The magnetoelectric behavior of epitaxial Fe-Ga microstructures on top of (001)-oriented PMN-PT piezoelectric substrate is investigated under magnetic electron microscopy (XMCD-PEEM). Additionally, micron-scale strain distribution in PMN-PT is characterized by X-ray microdiffraction and examined with respect to the results of the Fe-Ga magnetoelectric switching. The magnetic reorientation is found to be strongly correlated with the size, shape and crystallographic orientation of the microstructures. In the case of square-shaped structures, size dictates the degree of influence of the strain distribution on both the initialization of the ground state and on the dynamics of the magnetic reorientation during application of voltage. On the other hand, the case of the elliptical microstructures demonstrates the importance of the orientation of the long axis with respect to the crystallographic directions of the PMN-PT, which leads to completely different magnetic responses.

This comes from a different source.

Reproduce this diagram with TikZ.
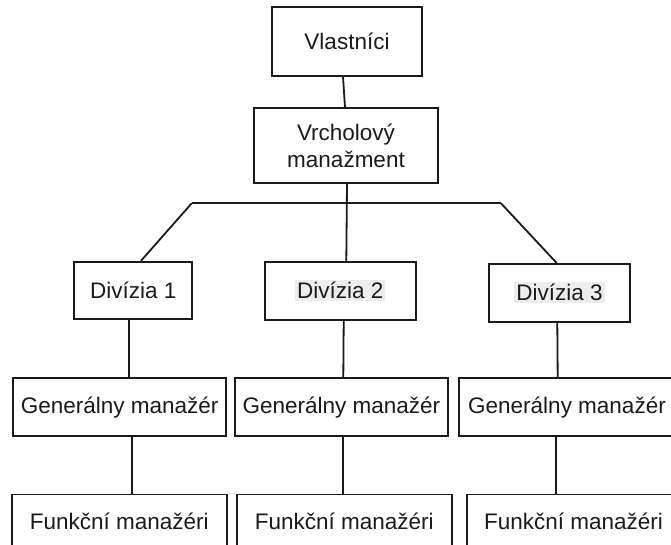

This study demonstrates that engineering highly magnetostrictive epitaxial microdevices is possible. It further elucidates that voltage-induced actuation can be largely tuned to achieve the desired type of magnetic switching ranging from vortex circulation reversal, domain wall motion, to a large rotation of magnetization. Because of the outstanding properties of the investigated material system, the reported findings are expected to be of great interest for the realization of next-generation energy-efficient magnetic memory, sensing and actuation devices.